Translated by Lola Rogers
Purge is book 8 of my 20 books of summer, written by novelist and playwright Sofi Oksanen (and developed from her own play). Published in 2008, and a bestseller in both Finland and Estonia, it is a book that I’ve had sitting on my Kindle since 2011, so frankly it is a small miracle that I finally got to it! I saw that it was a pick on the BBC World Service’s ‘World Book Club’, which I’m very fond of, and that helped give me the motivation to give it another try, after a brief attempt to get into it in a dentist’s waiting room circa 2014.
Oksanen was born and raised in Finland, but her Estonian mother grew up under the Soviet occupation, which shapes the subject matter of the book. This is a really dark novel, although I had assumed it would be a straightforward ‘murdered woman’ police procedural, and it is much more interesting than that.
The novel comprises short chapters, on multiple timelines, and follows the experiences of two women from different generations, one from Estonia and one from Russia, whose lives intersect. Through key events in their lives, the novel explores the brutal human cost of Estonia’s 20th century history during the Soviet (and briefly Nazi) occupation that lasted until the beginning of the 1990s, and the criminality that emerged during the early years of the transition to capitalism following the collapse of the USSR.
Initially I found the timeline tricky, perhaps because of reading it on Kindle (I kind of hate my Kindle and the whole Kindle experience – give me a real book, with pages), and might have struggled a little more if I hadn’t already known something of Estonia’s history and the rough dates of occupation and independence.

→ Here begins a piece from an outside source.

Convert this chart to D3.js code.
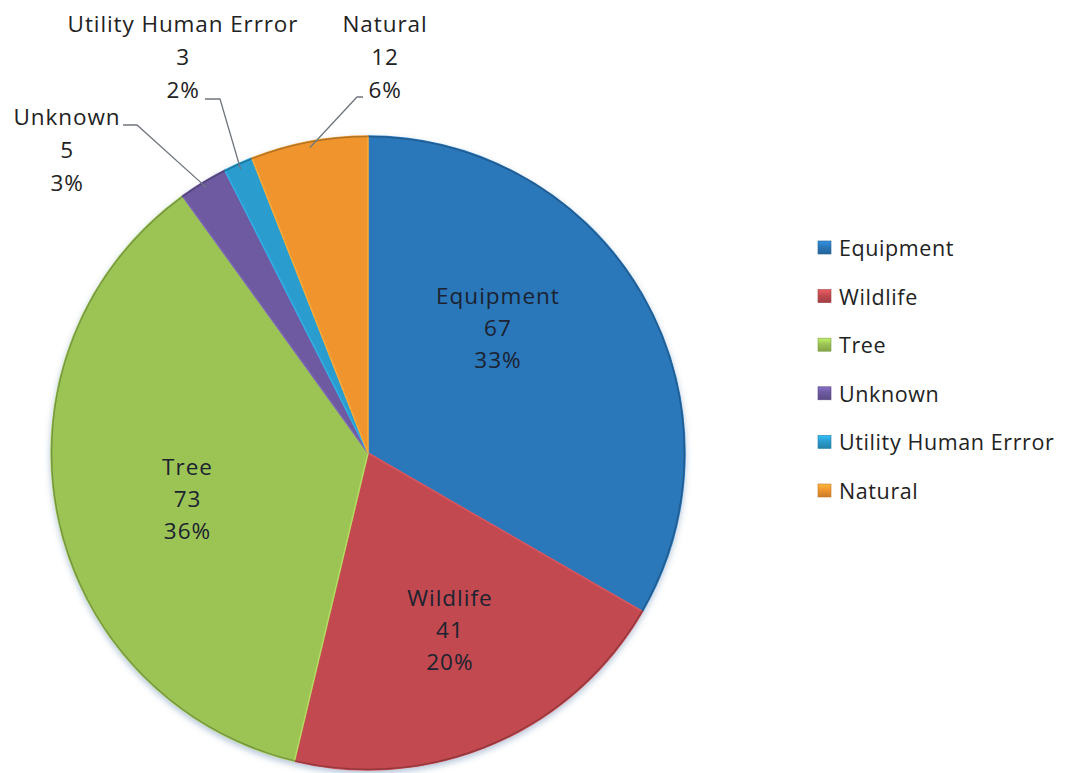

The book opens in 1992, when an ageing, lonely Estonian woman, Aliide, looks out of her window one morning to find a young woman lying on the grass outside, possibly wounded, or even dead. When she brings the girl, Zara, inside, it gradually becomes clear that she is fleeing a violent criminal group trafficking Russian women for sex, with whom she has become embroiled seeking opportunity, not least the money for the newly available, highly covetable Western products.
To Aliide’s consternation, however, it turns out that the two women’ stories are linked, and when Zara reveals a photograph, in Part 2 of the novel we are thrown back in time to the 1940s and Aliide’s story.
During the 1940s Aliide, her sister Ingel and Ingel’s handsome husband Hans lived in the Estonian forestland. Aliide is hopelessly attracted to Hans, and when the Russian occupation comes and anti-communist saboteurs like Hans are rounded up, Aliide and Ingel do everything they can to protect him and Linda, his daughter with Ingel. They even construct a secret room within the house to keep him safe.
Consequently, Aliide and her sister are brutally interrogated and sexually assaulted but they do not reveal Hans’s whereabouts, swearing that he is dead. Nevertheless, Aliide is traumatized and living in constant fear, and she marries horrible communist enforcer Martin (whose sweat stinks of onions and who calls Aliide his ‘little mushroom’). Ultimately she feels she must weigh the lives of those closest to her against her own security.
In exploring the hardships that lead Aliide and Zara to the point at which their lives intersect, the book helps to humanize the impossible decisions people lacking agency were forced to make under (and at the end of) the Soviet regime. This resonates more than ever while Russia is occupying parts of Ukraine, and with reports of the forcible deportation and ‘assimilation’ of Ukrainian children.
The novel has received several prizes, including the Finlandia Prize in 2008 and the Prix Femina in 2010. It’s not my normal sort of read, and its grimness means it’s not an ‘enjoyable’ read, but it was insightful and seamily fascinating.